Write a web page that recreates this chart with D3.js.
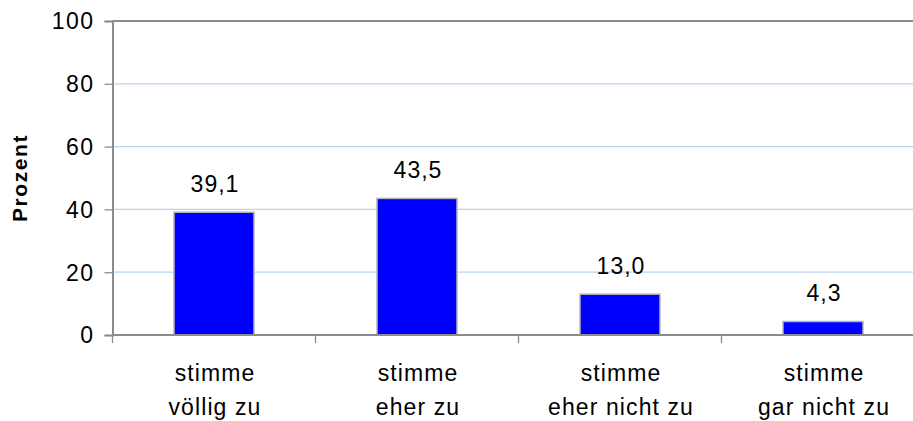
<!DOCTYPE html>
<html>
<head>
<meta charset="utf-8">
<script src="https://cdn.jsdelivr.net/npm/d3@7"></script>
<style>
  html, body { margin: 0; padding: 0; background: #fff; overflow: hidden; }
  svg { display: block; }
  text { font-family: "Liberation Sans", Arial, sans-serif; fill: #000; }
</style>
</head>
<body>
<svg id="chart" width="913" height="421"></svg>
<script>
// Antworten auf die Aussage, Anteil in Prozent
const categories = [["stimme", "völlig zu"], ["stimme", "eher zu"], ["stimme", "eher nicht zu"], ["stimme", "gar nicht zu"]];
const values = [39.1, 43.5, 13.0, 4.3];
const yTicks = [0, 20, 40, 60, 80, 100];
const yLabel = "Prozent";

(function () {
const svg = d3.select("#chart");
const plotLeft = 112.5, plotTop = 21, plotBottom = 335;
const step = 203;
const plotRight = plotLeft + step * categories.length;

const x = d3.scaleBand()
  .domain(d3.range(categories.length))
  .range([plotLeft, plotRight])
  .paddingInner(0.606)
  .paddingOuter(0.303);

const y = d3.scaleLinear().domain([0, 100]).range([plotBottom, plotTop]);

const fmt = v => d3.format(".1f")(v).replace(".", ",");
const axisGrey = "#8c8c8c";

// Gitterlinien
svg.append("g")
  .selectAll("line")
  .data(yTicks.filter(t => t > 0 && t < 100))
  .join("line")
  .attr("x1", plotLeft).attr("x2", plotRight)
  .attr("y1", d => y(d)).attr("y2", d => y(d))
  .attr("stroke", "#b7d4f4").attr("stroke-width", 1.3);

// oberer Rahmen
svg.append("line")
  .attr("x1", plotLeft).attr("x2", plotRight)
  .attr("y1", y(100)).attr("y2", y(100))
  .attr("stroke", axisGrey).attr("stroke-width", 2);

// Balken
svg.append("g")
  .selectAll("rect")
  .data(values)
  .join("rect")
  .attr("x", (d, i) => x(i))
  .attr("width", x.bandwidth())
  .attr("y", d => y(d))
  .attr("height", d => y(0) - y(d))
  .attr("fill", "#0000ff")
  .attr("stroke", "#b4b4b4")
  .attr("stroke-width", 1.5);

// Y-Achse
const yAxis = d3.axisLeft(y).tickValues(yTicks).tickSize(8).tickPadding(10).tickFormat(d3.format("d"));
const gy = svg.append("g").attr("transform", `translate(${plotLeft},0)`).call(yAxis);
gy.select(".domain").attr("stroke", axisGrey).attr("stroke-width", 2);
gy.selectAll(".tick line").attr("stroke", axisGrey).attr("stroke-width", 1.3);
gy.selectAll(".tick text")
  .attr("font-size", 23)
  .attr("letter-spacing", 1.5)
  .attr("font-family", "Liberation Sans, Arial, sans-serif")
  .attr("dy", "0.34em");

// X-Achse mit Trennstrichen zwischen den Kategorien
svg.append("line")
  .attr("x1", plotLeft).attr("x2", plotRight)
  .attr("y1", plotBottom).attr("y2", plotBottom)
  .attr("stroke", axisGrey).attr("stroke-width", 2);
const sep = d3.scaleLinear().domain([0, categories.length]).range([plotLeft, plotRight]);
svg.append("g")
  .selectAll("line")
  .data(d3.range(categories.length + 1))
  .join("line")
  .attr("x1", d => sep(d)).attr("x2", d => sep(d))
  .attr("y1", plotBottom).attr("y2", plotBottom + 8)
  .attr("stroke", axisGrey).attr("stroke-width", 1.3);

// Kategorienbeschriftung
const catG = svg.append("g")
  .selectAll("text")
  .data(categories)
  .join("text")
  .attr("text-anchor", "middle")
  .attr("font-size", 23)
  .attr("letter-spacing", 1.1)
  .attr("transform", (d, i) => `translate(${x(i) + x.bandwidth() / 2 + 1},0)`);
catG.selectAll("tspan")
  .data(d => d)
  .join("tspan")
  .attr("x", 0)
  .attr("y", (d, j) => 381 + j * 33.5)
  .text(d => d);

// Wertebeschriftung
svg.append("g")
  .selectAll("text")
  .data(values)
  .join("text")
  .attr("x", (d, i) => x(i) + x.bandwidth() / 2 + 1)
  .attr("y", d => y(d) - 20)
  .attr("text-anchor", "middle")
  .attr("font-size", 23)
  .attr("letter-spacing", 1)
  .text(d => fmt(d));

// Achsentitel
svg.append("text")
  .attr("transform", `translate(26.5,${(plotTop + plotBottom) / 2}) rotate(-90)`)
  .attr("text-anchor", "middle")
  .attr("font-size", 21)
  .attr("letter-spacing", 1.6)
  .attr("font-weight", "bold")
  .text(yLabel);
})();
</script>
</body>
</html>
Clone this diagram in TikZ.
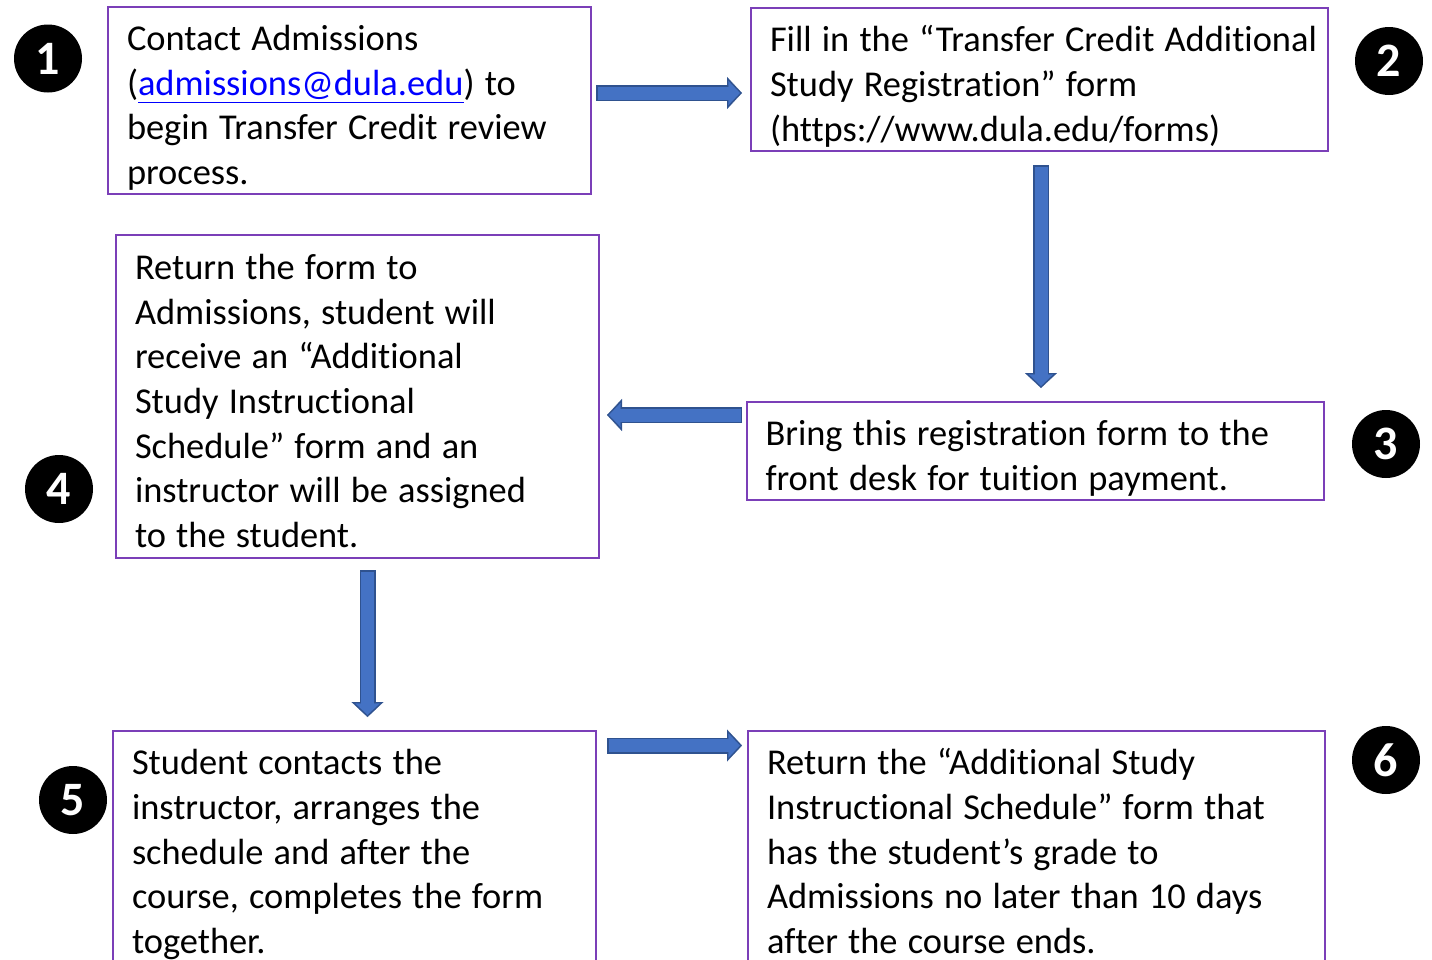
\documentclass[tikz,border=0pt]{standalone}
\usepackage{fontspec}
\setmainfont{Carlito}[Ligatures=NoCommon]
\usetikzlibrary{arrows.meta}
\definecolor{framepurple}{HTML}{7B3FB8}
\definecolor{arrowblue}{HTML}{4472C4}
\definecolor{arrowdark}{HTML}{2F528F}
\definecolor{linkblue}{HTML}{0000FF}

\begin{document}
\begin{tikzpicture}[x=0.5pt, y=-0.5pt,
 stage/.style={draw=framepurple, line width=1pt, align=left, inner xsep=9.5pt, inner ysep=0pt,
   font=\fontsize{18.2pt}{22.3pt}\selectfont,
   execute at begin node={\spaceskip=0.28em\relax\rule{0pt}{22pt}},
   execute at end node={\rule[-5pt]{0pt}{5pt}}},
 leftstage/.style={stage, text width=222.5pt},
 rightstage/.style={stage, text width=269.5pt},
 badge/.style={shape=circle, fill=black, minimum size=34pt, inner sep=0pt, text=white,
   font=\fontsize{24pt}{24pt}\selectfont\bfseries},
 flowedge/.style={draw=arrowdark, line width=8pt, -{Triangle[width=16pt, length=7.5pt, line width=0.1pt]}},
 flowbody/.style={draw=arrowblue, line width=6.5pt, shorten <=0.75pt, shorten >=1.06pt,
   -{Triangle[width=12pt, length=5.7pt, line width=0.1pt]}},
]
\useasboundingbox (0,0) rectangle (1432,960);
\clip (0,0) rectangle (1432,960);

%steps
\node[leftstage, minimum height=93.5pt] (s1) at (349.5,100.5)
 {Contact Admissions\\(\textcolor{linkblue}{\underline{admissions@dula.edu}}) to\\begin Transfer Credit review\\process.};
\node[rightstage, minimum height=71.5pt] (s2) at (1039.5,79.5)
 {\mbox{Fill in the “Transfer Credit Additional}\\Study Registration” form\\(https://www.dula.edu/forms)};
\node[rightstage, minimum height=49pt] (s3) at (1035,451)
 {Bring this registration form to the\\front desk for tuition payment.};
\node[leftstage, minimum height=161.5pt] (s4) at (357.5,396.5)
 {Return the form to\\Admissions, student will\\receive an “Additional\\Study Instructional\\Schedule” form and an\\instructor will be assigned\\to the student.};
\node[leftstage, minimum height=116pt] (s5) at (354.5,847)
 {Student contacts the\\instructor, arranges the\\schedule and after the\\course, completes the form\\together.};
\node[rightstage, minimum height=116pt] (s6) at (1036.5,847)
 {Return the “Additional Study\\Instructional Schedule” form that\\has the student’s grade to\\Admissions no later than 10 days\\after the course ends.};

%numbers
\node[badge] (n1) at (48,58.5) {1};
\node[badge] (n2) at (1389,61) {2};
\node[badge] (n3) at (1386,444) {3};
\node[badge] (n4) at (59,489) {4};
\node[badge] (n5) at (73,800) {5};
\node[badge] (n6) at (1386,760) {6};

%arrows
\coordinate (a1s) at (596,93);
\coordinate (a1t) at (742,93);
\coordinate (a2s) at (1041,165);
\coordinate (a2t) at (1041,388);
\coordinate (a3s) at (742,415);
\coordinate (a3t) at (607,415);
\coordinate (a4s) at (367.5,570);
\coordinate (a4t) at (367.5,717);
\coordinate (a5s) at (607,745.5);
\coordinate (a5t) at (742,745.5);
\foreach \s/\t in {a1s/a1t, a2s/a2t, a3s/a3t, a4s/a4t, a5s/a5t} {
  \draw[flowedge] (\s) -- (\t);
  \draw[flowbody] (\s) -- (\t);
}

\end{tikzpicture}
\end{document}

== What is expected ==
In the lines above, find each one with "that" and list it.

== Answer to this task ==
Write a web page that recreates this chart with D3.js.
 {Return the “Additional Study\\Instructional Schedule” form that\\has the student’s grade to\\Admissions no later than 10 days\\after the course ends.};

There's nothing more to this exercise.